Copy each line exactly.

● ● ●

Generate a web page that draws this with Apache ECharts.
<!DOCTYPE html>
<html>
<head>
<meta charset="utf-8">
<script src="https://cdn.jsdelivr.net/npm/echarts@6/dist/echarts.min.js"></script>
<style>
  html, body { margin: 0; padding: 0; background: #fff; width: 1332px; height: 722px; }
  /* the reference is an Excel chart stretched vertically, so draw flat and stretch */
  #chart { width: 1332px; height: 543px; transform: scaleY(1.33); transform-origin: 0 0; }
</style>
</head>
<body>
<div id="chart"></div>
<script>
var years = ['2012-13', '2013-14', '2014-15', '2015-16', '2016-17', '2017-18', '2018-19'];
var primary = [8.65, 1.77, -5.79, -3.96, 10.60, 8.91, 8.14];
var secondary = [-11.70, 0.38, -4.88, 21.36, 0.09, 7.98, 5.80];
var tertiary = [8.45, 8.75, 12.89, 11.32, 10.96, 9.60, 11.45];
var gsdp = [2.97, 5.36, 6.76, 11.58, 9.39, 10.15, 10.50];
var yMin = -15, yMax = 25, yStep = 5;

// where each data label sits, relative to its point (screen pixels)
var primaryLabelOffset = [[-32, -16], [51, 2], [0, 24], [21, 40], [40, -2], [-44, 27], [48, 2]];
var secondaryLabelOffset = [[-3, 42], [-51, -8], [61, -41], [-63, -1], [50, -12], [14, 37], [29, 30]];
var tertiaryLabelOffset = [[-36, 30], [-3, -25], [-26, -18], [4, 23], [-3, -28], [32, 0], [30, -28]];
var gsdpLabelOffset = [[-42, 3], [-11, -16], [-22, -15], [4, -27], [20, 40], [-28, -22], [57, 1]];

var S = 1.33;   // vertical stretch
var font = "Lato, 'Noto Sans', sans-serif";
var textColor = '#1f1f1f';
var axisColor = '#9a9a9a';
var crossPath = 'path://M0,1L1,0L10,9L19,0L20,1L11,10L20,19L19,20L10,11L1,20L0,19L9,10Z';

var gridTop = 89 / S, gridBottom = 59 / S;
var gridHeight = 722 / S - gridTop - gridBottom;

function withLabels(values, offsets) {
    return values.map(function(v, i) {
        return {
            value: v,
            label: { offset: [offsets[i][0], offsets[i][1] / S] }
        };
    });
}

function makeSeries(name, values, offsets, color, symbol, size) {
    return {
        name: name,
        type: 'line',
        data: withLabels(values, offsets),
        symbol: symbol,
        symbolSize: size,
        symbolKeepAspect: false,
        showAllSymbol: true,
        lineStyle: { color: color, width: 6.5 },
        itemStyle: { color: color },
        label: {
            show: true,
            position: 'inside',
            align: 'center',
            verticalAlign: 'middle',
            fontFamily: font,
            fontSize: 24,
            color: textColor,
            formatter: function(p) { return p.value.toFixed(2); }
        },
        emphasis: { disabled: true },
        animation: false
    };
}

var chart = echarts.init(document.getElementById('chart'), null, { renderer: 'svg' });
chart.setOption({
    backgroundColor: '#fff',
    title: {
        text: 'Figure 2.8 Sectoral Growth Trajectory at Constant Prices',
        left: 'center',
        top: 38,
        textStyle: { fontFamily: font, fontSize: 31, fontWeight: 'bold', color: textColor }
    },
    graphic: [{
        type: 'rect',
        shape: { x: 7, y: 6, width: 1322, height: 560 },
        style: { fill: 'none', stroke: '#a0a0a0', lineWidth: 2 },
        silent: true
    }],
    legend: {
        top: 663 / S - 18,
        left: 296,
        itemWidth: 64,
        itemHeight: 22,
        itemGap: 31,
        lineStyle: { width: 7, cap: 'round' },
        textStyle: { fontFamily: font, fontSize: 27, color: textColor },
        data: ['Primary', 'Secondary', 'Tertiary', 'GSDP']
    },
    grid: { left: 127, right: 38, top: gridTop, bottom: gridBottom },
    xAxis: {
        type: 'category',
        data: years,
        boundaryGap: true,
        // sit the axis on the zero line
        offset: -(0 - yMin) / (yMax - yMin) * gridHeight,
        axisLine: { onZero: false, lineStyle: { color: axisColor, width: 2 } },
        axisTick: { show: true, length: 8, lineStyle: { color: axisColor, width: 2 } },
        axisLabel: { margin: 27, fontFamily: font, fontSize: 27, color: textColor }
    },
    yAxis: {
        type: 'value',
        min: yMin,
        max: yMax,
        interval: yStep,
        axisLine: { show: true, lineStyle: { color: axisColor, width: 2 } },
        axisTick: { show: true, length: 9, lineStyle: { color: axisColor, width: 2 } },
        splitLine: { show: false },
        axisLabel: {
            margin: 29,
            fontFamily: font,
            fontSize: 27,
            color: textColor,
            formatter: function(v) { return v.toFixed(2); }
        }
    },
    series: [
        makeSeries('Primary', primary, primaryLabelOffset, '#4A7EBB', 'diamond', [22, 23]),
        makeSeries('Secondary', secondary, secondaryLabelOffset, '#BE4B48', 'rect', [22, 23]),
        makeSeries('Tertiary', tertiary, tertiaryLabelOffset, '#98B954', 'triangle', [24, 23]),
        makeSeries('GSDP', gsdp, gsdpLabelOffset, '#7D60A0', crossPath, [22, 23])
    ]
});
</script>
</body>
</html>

● ● ●

Written answer –
Generate a web page that draws this with Apache ECharts.
<!DOCTYPE html>
<html>
<head>
<meta charset="utf-8">
<script src="https://cdn.jsdelivr.net/npm/echarts@6/dist/echarts.min.js"></script>
<style>
  html, body { margin: 0; padding: 0; background: #fff; width: 1332px; height: 722px; }
  /* the reference is an Excel chart stretched vertically, so draw flat and stretch */
  #chart { width: 1332px; height: 543px; transform: scaleY(1.33); transform-origin: 0 0; }
</style>
</head>
<body>
<div id="chart"></div>
<script>
var years = ['2012-13', '2013-14', '2014-15', '2015-16', '2016-17', '2017-18', '2018-19'];
var primary = [8.65, 1.77, -5.79, -3.96, 10.60, 8.91, 8.14];
var secondary = [-11.70, 0.38, -4.88, 21.36, 0.09, 7.98, 5.80];
var tertiary = [8.45, 8.75, 12.89, 11.32, 10.96, 9.60, 11.45];
var gsdp = [2.97, 5.36, 6.76, 11.58, 9.39, 10.15, 10.50];
var yMin = -15, yMax = 25, yStep = 5;

// where each data label sits, relative to its point (screen pixels)
var primaryLabelOffset = [[-32, -16], [51, 2], [0, 24], [21, 40], [40, -2], [-44, 27], [48, 2]];
var secondaryLabelOffset = [[-3, 42], [-51, -8], [61, -41], [-63, -1], [50, -12], [14, 37], [29, 30]];
var tertiaryLabelOffset = [[-36, 30], [-3, -25], [-26, -18], [4, 23], [-3, -28], [32, 0], [30, -28]];
var gsdpLabelOffset = [[-42, 3], [-11, -16], [-22, -15], [4, -27], [20, 40], [-28, -22], [57, 1]];

var S = 1.33;   // vertical stretch
var font = "Lato, 'Noto Sans', sans-serif";
var textColor = '#1f1f1f';
var axisColor = '#9a9a9a';
var crossPath = 'path://M0,1L1,0L10,9L19,0L20,1L11,10L20,19L19,20L10,11L1,20L0,19L9,10Z';

var gridTop = 89 / S, gridBottom = 59 / S;
var gridHeight = 722 / S - gridTop - gridBottom;

function withLabels(values, offsets) {
    return values.map(function(v, i) {
        return {
            value: v,
            label: { offset: [offsets[i][0], offsets[i][1] / S] }
        };
    });
}

function makeSeries(name, values, offsets, color, symbol, size) {
    return {
        name: name,
        type: 'line',
        data: withLabels(values, offsets),
        symbol: symbol,
        symbolSize: size,
        symbolKeepAspect: false,
        showAllSymbol: true,
        lineStyle: { color: color, width: 6.5 },
        itemStyle: { color: color },
        label: {
            show: true,
            position: 'inside',
            align: 'center',
            verticalAlign: 'middle',
            fontFamily: font,
            fontSize: 24,
            color: textColor,
            formatter: function(p) { return p.value.toFixed(2); }
        },
        emphasis: { disabled: true },
        animation: false
    };
}

var chart = echarts.init(document.getElementById('chart'), null, { renderer: 'svg' });
chart.setOption({
    backgroundColor: '#fff',
    title: {
        text: 'Figure 2.8 Sectoral Growth Trajectory at Constant Prices',
        left: 'center',
        top: 38,
        textStyle: { fontFamily: font, fontSize: 31, fontWeight: 'bold', color: textColor }
    },
    graphic: [{
        type: 'rect',
        shape: { x: 7, y: 6, width: 1322, height: 560 },
        style: { fill: 'none', stroke: '#a0a0a0', lineWidth: 2 },
        silent: true
    }],
    legend: {
        top: 663 / S - 18,
        left: 296,
        itemWidth: 64,
        itemHeight: 22,
        itemGap: 31,
        lineStyle: { width: 7, cap: 'round' },
        textStyle: { fontFamily: font, fontSize: 27, color: textColor },
        data: ['Primary', 'Secondary', 'Tertiary', 'GSDP']
    },
    grid: { left: 127, right: 38, top: gridTop, bottom: gridBottom },
    xAxis: {
        type: 'category',
        data: years,
        boundaryGap: true,
        // sit the axis on the zero line
        offset: -(0 - yMin) / (yMax - yMin) * gridHeight,
        axisLine: { onZero: false, lineStyle: { color: axisColor, width: 2 } },
        axisTick: { show: true, length: 8, lineStyle: { color: axisColor, width: 2 } },
        axisLabel: { margin: 27, fontFamily: font, fontSize: 27, color: textColor }
    },
    yAxis: {
        type: 'value',
        min: yMin,
        max: yMax,
        interval: yStep,
        axisLine: { show: true, lineStyle: { color: axisColor, width: 2 } },
        axisTick: { show: true, length: 9, lineStyle: { color: axisColor, width: 2 } },
        splitLine: { show: false },
        axisLabel: {
            margin: 29,
            fontFamily: font,
            fontSize: 27,
            color: textColor,
            formatter: function(v) { return v.toFixed(2); }
        }
    },
    series: [
        makeSeries('Primary', primary, primaryLabelOffset, '#4A7EBB', 'diamond', [22, 23]),
        makeSeries('Secondary', secondary, secondaryLabelOffset, '#BE4B48', 'rect', [22, 23]),
        makeSeries('Tertiary', tertiary, tertiaryLabelOffset, '#98B954', 'triangle', [24, 23]),
        makeSeries('GSDP', gsdp, gsdpLabelOffset, '#7D60A0', crossPath, [22, 23])
    ]
});
</script>
</body>
</html>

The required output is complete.